This article presents findings from a systematic literature review of empirical examples of water injustice and responses to it in the context of a changing climate across OECD countries, and reflects on their implications for research and practice.
Hydropower development in Colombia, promoted for national energy security, has led to the displacement of hundreds of families and the loss of agricultural and fishing livelihoods due to changes in local microclimates.
Hydroelectric in Huila, Colombia. Photo: EGT / Getty Images
Climate change intensifies droughts and floods, altering the supply and demand of water resources in ways that may produce or reproduce water injustice. Understanding where, when, and how these injustices emerge is critical to ensure fair water governance. Using a systemic literature review, this paper seeks to advance research on water governance by compiling and analyzing empirical examples of water injustice in a changing climate across OECD river basins.
The review finds a predominant focus on water scarcity. Manifestations of water injustice vary across contexts, and responses are insufficient to address their root causes. Water injustice is for the most part operationalised in ways that integrate distributional, procedural, and recognitional dimensions.
The literature highlights four distributive water injustices, including maladaptive outcomes, unequal adaptive capacities, unjust energy transitions, and state and industry priorities. Two procedural water injustices emerge, namely historical exclusion from water governance and practical barriers to participation. Participatory interventions are put forward as a response.
The literature on recognitional water injustices points to the misrecognition of Indigenous ontologies and epistemologies, local knowledge, and root causes of water injustice.

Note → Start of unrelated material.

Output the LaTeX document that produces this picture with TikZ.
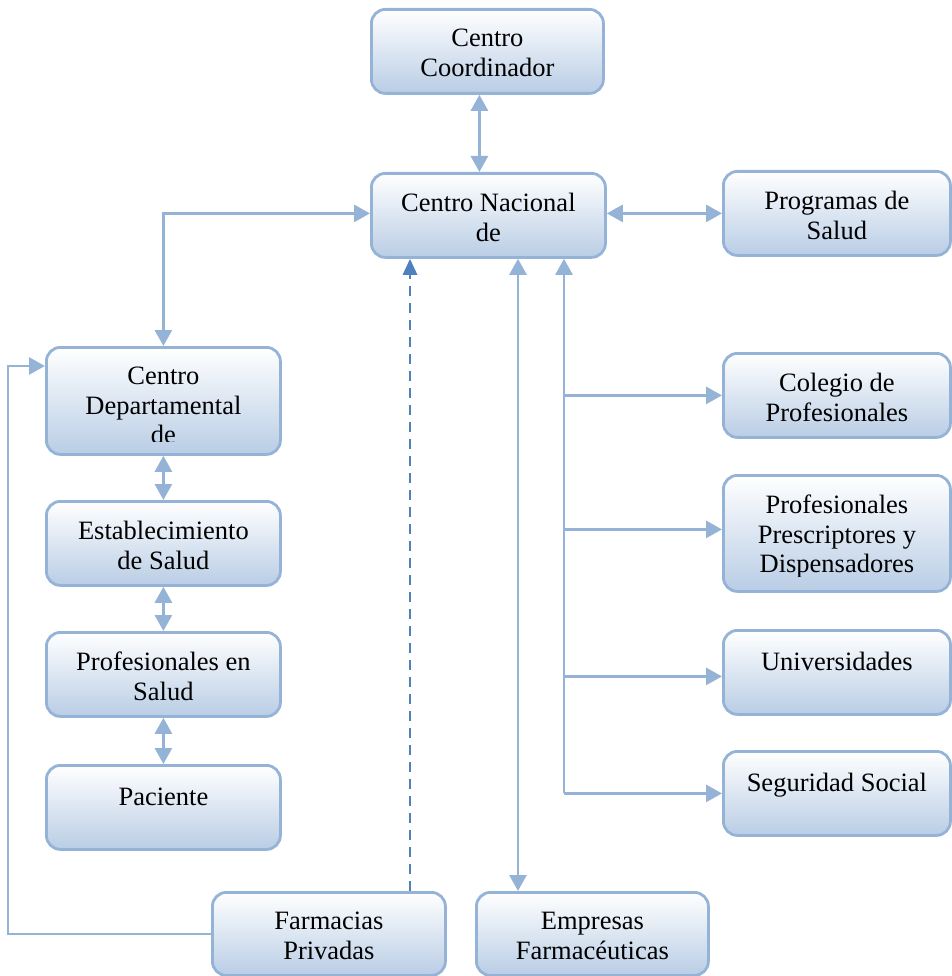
\documentclass[tikz,border=0pt]{standalone}
\usepackage{fontspec}
\setmainfont{Liberation Serif}
\usetikzlibrary{arrows.meta}
\definecolor{linea}{HTML}{95B3D7}
\definecolor{oscuro}{HTML}{4F81BD}
\definecolor{fondo}{HTML}{B9CDE5}
\begin{document}
\begin{tikzpicture}[x=1pt, y=-1pt]
      \fontsize{26.5}{29.5}\selectfont
      \tikzstyle{caja}=[draw=linea, line width=2.8pt, rounded corners=14pt, top color=white, bottom color=fondo, anchor=north west, inner sep=0pt]
      \tikzstyle{texto}=[anchor=north, align=center, inner sep=0pt, execute at begin node=\strut]
      \tikzstyle{flecha}=[draw=linea, line width=2.8pt, -{Triangle[length=16pt, width=17pt]}]
      \tikzstyle{doble}=[draw=linea, line width=2.8pt, {Triangle[length=16pt, width=17pt]}-{Triangle[length=16pt, width=17pt]}]
      \useasboundingbox (0,0) rectangle (951,976);

      \node[caja, minimum width=232pt, minimum height=84pt]  (coord)     at (370, 8)   {};
      \node[caja, minimum width=234pt, minimum height=84pt]  (nacional)  at (370, 172) {};
      \node[caja, minimum width=227pt, minimum height=84pt]  (programas) at (722, 170) {};
      \node[caja, minimum width=234pt, minimum height=107pt] (depto)     at (45, 346)  {};
      \node[caja, minimum width=234pt, minimum height=84pt]  (estab)     at (45, 500)  {};
      \node[caja, minimum width=234pt, minimum height=84pt]  (profsalud) at (45, 631)  {};
      \node[caja, minimum width=234pt, minimum height=84pt]  (paciente)  at (45, 764)  {};
      \node[caja, minimum width=227pt, minimum height=84pt]  (colegio)   at (722, 352) {};
      \node[caja, minimum width=227pt, minimum height=116pt] (prescrip)  at (722, 474) {};
      \node[caja, minimum width=227pt, minimum height=84pt]  (univ)      at (722, 629) {};
      \node[caja, minimum width=227pt, minimum height=84pt]  (segsoc)    at (722, 750) {};
      \node[caja, minimum width=233pt, minimum height=83pt]  (farmacias) at (211, 891) {};
      \node[caja, minimum width=232pt, minimum height=83pt]  (empresas)  at (475, 891) {};

      % textos de las cajas
      \node[texto] (tcoord)     at ([yshift=-21pt]coord.north)     {Centro\\Coordinador};
      \node[texto] (tnacional)  at ([yshift=-21pt]nacional.north)  {Centro Nacional\\de};
      \node[texto] (tprogramas) at ([yshift=-21pt]programas.north) {Programas de\\Salud};
      \node[texto] (testab)     at ([yshift=-21pt]estab.north)     {Establecimiento\\de Salud};
      \node[texto] (tprofsalud) at ([yshift=-21pt]profsalud.north) {Profesionales en\\Salud};
      \node[texto] (tpaciente)  at ([yshift=-21pt]paciente.north)  {Paciente};
      \node[texto] (tcolegio)   at ([yshift=-21pt]colegio.north)   {Colegio de\\Profesionales};
      \node[texto] (tuniv)      at ([yshift=-21pt]univ.north)      {Universidades};
      \node[texto] (tsegsoc)    at ([yshift=-21pt]segsoc.north)    {Seguridad Social};
      \node[texto] (tfarmacias) at ([yshift=-21pt]farmacias.north) {Farmacias\\Privadas};
      \node[texto] (tempresas)  at ([yshift=-21pt]empresas.north)  {Empresas\\Farmacéuticas};
      \begin{scope}
        \clip (depto.north west) rectangle ([yshift=14pt]depto.south east);
        \node[texto] (tdepto) at ([yshift=-21pt]depto.north) {Centro\\Departamental\\de};
      \end{scope}
      \begin{scope}
        \clip (prescrip.north west) rectangle ([yshift=16pt]prescrip.south east);
        \node[texto] (tprescrip) at ([yshift=-21pt]prescrip.north) {Profesionales\\Prescriptores y\\Dispensadores};
      \end{scope}

      \coordinate (xdash) at (410, 0);
      \coordinate (xemp)  at (518, 0);
      \coordinate (xbus)  at (564, 0);
      \coordinate (esq)   at (8, 366);

      \draw[doble] ([xshift=-8pt]coord.south) to ([xshift=-8pt]coord.south |- nacional.north);
      \draw[doble] ([yshift=2pt]nacional.east) to ([yshift=2pt]programas.west |- nacional.east);
      \draw[doble] ([yshift=2pt]nacional.west) -| (depto.north);
      \draw[doble] (depto.south) to (estab.north);
      \draw[doble] (estab.south) to (profsalud.north);
      \draw[doble] (profsalud.south) to (paciente.north);
      \draw[flecha] (farmacias.west) -| (esq) to (depto.west |- esq);
      \draw[flecha, draw=oscuro, dash pattern=on 10pt off 7pt, -{Triangle[length=16pt, width=14pt, fill=oscuro]}] (farmacias.north -| xdash) to (nacional.south -| xdash);
      \draw[doble] (empresas.north -| xemp) to (nacional.south -| xemp);
      \draw[flecha] (segsoc.west -| xbus) to (nacional.south -| xbus);
      \draw[flecha] (colegio.west -| xbus) to (colegio.west);
      \draw[flecha] ([yshift=4pt]prescrip.west -| xbus) to ([yshift=4pt]prescrip.west);
      \draw[flecha] ([yshift=-4pt]univ.west -| xbus) to ([yshift=-4pt]univ.west);
      \draw[flecha] (segsoc.west -| xbus) to (segsoc.west);
    \end{tikzpicture}
\end{document}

These findings lead to four recommendation for future research and practice: (1) take the local context seriously when researching and addressing water injustice, (2) adopt a systems perspective, (3) accelerate societal transformations to tackle the root causes of water injustice, and (4) address underexplored research areas including unintended consequences emerging from participatory interventions, epistemic injustices in water governance, social vulnerability and water (in)justice, and implications of maladaptation for water injustice.